Specifically, Governor Brown has suggested a reform measure that would level out capital-gains receipts, which are a very large source of revenue for the state. Capital-gains revenues are volatile everywhere, but especially so in California, where everything from Silicon Valley IPOs to a goofy real-estate market makes capital gains a feast-or-famine proposition. In 2006, when the first of the Google insiders began cashing out their shares following the company’s initial public offering, California’s 9.3 percent capital-gains tax produced almost $10 billion in revenue — but it produced only $3 billion just a few years later.
Rather than ride this revenue rollercoaster, Governor Brown proposes to calculate a running average of capital-gains receipts trailing back several years. In particularly fat years, any capital-gains revenue over the average would be used to pay down debt rather than being made available for general spending. The proposal has twin virtues: The first is that it introduces an element of predictability into the revenue side of the equation, and the second — and more important — is that it acts as a brake on spending, since boom-year surpluses are diverted away from political enthusiasms that permanently raise the spending baseline.
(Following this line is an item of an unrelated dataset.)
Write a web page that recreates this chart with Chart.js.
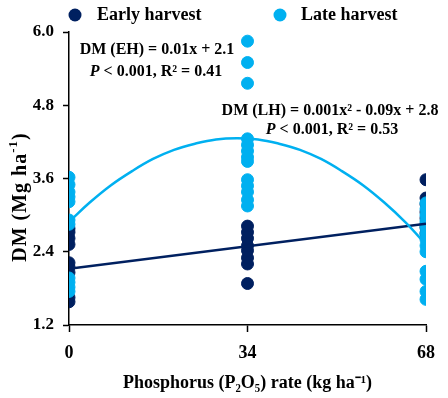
<!DOCTYPE html>
<html>
<head>
<meta charset="utf-8">
<script src="https://cdn.jsdelivr.net/npm/chart.js@4.4.1/dist/chart.umd.min.js"></script>
<style>
  html, body { margin: 0; padding: 0; background: #fff; }
</style>
</head>
<body>
<canvas id="myChart" width="448" height="398"></canvas>
<script>
const xTicks = [0, 34, 68]
const yTicks = [1.2, 2.4, 3.6, 4.8, 6.0]
const seriesNames = ['Early harvest', 'Late harvest']
const colors = ['#002060', '#00b0f0']

// DM values, grouped by P rate (0, 34, 68)
const early0 = [1.58, 1.65, 2.06, 2.15, 2.22, 2.52, 2.62, 2.72, 2.78]
const early34 = [1.88, 2.2, 2.3, 2.42, 2.5, 2.62, 2.72, 2.82]
const early68 = [2.7, 2.8, 2.85, 2.95, 3.05, 3.18, 3.28, 3.58]
const late0 = [1.75, 1.82, 1.9, 1.97, 2.85, 2.92, 3.22, 3.3, 3.38, 3.5, 3.62]
const late34 = [3.15, 3.25, 3.38, 3.48, 3.58, 3.88, 3.95, 4.05, 4.15, 4.25, 5.16, 5.5, 5.85]
const late68 = [1.62, 1.75, 1.95, 2.08, 2.4, 2.5, 2.6, 2.7, 2.8, 2.9, 3.0, 3.1, 3.2]

// fitted lines as drawn in the figure
const ehFitX = [0, 68]
const ehFitY = [2.12, 2.86]
const lhFitX = [0, 4, 8, 12, 16, 20, 24, 28, 32, 36, 40, 44, 48, 52, 56, 60, 64, 68]
const lhFitY = [2.89, 3.21, 3.49, 3.72, 3.92, 4.07, 4.17, 4.24, 4.26, 4.24, 4.17, 4.07, 3.92, 3.72, 3.49, 3.21, 2.89, 2.52]

const FONT = '"Liberation Serif", "Times New Roman", serif'

function toPoints(groups){
    const pts = []
    groups.forEach((vals, i) => vals.forEach(v => pts.push({x: xTicks[i], y: v})))
    return pts
}
function zip(xs, ys){
    return xs.map((x, i) => ({x, y: ys[i]}))
}

// draw a line of text made of plain / italic / superscript parts, centred on cx
function drawRuns(ctx, runs, cx, y, size){
    const fontOf = r => `${r.italic ? 'italic ' : ''}bold ${r.sup ? Math.round(size * 0.65) : size}px ${FONT}`
    let total = 0
    runs.forEach(r => { ctx.font = fontOf(r); total += ctx.measureText(r.t).width })
    let x = cx - total / 2
    runs.forEach(r => {
        ctx.font = fontOf(r)
        ctx.fillText(r.t, x, r.sup ? y - size * 0.35 : y)
        x += ctx.measureText(r.t).width
    })
}

const figText = {
    id: 'figText',
    afterDraw(chart){
        const ctx = chart.ctx
        ctx.save()
        ctx.fillStyle = '#000'
        ctx.textAlign = 'left'
        ctx.textBaseline = 'middle'

        // legend
        const legend = [[75, 97], [280, 301]]
        legend.forEach(([cx, tx], i) => {
            ctx.beginPath()
            ctx.fillStyle = colors[i]
            ctx.arc(cx, 15, 6.5, 0, Math.PI * 2)
            ctx.fill()
            ctx.fillStyle = '#000'
            ctx.font = `bold 18px ${FONT}`
            ctx.fillText(seriesNames[i], tx, 15)
        })

        // regression labels
        drawRuns(ctx, [{t: 'DM (EH) = 0.01x + 2.1'}], 157, 50, 16)
        drawRuns(ctx, [{t: 'P', italic: true}, {t: ' < 0.001, R² = 0.41'}], 156, 72, 16)
        drawRuns(ctx, [{t: 'DM (LH) = 0.001x² - 0.09x + 2.8'}], 330, 111, 16)
        drawRuns(ctx, [{t: 'P', italic: true}, {t: ' < 0.001, R² = 0.53'}], 332, 130, 16)

        // y axis title
        ctx.translate(21, 197)
        ctx.rotate(-Math.PI / 2)
        ctx.letterSpacing = '1px'
        drawRuns(ctx, [{t: 'DM (Mg ha'}, {t: '-1', sup: true}, {t: ')'}], 0, 0, 20)
        ctx.restore()
    }
}

const ctx = document.getElementById('myChart')
new Chart(ctx, {
    type: 'scatter',
    data: {
        datasets: [{
            label: seriesNames[0],
            data: toPoints([early0, early34, early68]),
            backgroundColor: colors[0],
            borderColor: colors[0],
            pointRadius: 6,
            pointHoverRadius: 6,
            order: 3
        }, {
            label: seriesNames[1],
            data: toPoints([late0, late34, late68]),
            backgroundColor: colors[1],
            borderColor: colors[1],
            pointRadius: 6,
            pointHoverRadius: 6,
            order: 2
        }, {
            label: 'EH fit',
            data: zip(ehFitX, ehFitY),
            showLine: true,
            borderColor: colors[0],
            borderWidth: 2.5,
            pointRadius: 0,
            order: 1
        }, {
            label: 'LH fit',
            data: zip(lhFitX, lhFitY),
            showLine: true,
            tension: 0.4,
            borderColor: colors[1],
            borderWidth: 2.5,
            pointRadius: 0,
            order: 0
        }]
    },
    options: {
        responsive: false,
        animation: false,
        layout: { padding: { top: 32, right: 22, left: 0, bottom: 0 } },
        plugins: {
            legend: { display: false },
            tooltip: { enabled: false }
        },
        scales: {
            x: {
                type: 'linear',
                min: 0,
                max: 68,
                afterBuildTicks: scale => { scale.ticks = xTicks.map(value => ({value})) },
                afterFit: scale => { scale.height = 73 },
                grid: { drawOnChartArea: false, color: '#000', tickLength: 7, tickWidth: 1.5 },
                border: { color: '#000', width: 1.5 },
                ticks: {
                    color: '#000',
                    padding: 11,
                    font: { family: FONT, size: 18, weight: 'bold' }
                },
                title: {
                    display: true,
                    text: 'Phosphorus (P₂O₅) rate (kg ha⁻¹)',
                    color: '#000',
                    padding: { top: 2 },
                    font: { family: FONT, size: 18, weight: 'bold' }
                }
            },
            y: {
                min: 1.2,
                max: 6.0,
                afterBuildTicks: scale => { scale.ticks = yTicks.map(value => ({value})) },
                afterFit: scale => { scale.width = 69 },
                grid: { drawOnChartArea: false, color: '#000', tickLength: 6, tickWidth: 1.5 },
                border: { color: '#000', width: 1.5 },
                ticks: {
                    color: '#000',
                    padding: 9,
                    callback: v => v.toFixed(1),
                    font: { family: FONT, size: 17, weight: 'bold' }
                }
            }
        }
    },
    plugins: [figText]
})
</script>
</body>
</html>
The proposal is an excellent one, and one that the federal government would have done well to adopt back during the dot-com boom. That’s because our national fiscal dynamic works a great deal like California’s: In the good years, we act like the boom will go on forever, raising spending and cutting taxes; in the bad years, we declare an economic emergency, raising spending and cutting taxes. If George W. Bush et al. had fought for that policy in 2001 instead of temporary tax cuts, the country would be in appreciably better fiscal shape than it is today.